» **Records from a collection**
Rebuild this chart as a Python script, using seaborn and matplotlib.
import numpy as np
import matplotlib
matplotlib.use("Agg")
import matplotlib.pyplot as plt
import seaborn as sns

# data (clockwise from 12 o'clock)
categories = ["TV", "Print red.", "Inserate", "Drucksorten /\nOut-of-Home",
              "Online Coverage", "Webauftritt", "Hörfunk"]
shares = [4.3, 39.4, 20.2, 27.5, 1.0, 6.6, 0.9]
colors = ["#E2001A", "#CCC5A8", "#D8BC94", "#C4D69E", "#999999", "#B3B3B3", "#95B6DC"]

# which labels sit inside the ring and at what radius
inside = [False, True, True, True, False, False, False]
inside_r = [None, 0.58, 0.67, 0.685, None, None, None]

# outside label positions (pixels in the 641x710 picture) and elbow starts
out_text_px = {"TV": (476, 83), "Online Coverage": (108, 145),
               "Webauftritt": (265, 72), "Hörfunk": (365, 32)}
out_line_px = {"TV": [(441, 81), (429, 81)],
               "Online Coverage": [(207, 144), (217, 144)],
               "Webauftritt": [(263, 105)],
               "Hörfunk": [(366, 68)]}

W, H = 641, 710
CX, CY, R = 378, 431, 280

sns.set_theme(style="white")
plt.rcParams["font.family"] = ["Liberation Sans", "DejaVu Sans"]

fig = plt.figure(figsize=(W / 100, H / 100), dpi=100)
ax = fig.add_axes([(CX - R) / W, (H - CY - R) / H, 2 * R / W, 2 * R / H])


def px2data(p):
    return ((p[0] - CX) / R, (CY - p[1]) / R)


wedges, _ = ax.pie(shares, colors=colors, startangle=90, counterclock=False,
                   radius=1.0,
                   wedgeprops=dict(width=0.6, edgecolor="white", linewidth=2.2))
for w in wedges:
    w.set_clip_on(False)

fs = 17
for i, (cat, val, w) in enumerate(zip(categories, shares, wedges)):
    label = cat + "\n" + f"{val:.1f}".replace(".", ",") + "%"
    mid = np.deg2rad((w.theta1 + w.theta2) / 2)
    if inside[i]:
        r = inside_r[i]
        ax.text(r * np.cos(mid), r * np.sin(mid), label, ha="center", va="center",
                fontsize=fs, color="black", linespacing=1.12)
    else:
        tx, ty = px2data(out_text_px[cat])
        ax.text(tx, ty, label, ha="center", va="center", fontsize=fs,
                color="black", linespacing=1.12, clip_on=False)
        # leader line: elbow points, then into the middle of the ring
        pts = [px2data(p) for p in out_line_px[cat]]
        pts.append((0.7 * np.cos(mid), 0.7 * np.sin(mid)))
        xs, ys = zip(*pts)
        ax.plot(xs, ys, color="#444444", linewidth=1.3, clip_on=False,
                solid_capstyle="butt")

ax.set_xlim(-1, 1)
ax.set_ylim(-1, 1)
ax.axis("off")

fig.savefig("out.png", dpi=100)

...

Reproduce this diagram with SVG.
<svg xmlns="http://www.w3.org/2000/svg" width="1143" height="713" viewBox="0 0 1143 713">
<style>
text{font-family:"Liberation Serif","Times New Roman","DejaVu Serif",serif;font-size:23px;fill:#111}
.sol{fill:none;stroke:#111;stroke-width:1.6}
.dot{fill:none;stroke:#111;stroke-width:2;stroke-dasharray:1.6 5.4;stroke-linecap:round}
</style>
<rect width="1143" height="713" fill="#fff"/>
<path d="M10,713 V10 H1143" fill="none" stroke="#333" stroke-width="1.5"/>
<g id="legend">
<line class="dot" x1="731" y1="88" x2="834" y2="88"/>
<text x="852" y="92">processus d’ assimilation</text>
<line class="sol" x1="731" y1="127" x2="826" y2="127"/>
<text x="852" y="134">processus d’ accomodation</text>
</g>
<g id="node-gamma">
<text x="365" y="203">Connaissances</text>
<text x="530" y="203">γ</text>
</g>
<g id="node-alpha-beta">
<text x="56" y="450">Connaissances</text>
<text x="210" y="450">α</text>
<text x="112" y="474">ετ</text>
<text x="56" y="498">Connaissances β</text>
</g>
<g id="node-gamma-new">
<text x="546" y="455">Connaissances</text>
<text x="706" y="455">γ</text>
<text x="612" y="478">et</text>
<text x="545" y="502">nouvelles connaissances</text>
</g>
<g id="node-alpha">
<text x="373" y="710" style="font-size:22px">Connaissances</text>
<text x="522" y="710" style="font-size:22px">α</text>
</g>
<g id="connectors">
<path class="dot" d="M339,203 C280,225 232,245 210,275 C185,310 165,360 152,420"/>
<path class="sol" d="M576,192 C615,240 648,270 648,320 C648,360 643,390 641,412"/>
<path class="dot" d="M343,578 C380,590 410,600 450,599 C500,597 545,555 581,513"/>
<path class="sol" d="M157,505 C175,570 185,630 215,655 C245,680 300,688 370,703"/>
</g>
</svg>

--

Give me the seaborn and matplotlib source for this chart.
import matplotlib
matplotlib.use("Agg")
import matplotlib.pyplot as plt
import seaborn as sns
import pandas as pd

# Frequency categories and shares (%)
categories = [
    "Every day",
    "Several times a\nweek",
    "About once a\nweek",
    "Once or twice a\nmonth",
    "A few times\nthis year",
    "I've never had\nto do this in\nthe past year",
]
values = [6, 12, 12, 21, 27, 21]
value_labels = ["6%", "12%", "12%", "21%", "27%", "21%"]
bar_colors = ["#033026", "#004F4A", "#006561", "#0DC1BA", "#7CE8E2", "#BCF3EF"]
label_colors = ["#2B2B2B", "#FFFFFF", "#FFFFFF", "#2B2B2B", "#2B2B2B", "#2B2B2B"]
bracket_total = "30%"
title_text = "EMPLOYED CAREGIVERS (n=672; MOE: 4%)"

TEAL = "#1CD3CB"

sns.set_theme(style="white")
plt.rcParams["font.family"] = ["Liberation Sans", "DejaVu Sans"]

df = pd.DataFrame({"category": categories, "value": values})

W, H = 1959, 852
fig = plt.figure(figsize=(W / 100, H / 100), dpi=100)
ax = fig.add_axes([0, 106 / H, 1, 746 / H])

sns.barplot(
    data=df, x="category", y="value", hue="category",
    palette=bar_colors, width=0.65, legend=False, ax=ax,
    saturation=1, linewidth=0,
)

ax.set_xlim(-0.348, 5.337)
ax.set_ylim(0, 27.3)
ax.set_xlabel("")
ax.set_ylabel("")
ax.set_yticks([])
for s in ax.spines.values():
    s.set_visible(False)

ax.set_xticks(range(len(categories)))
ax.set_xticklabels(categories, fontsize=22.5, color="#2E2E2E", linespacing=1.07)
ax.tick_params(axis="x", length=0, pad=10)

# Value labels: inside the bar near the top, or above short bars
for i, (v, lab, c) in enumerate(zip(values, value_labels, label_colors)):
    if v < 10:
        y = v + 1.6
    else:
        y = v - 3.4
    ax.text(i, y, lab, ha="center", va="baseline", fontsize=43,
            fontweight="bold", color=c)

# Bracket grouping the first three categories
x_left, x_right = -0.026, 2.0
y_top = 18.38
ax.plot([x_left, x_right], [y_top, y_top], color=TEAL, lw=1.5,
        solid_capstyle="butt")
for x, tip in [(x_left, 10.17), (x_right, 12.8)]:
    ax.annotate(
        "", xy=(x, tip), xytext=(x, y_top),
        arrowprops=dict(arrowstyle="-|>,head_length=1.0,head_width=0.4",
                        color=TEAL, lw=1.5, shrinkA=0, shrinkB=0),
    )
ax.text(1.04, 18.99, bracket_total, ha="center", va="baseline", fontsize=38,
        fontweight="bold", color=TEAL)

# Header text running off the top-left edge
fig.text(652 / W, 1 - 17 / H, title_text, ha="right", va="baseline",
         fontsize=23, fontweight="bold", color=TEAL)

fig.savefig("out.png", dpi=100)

» **What to produce**
Repeat word for word the stretch of lines from the one with "Give me the" down to the one with "import pandas as pd", both included.

» **Expected output**
Give me the seaborn and matplotlib source for this chart.
import matplotlib
matplotlib.use("Agg")
import matplotlib.pyplot as plt
import seaborn as sns
import pandas as pd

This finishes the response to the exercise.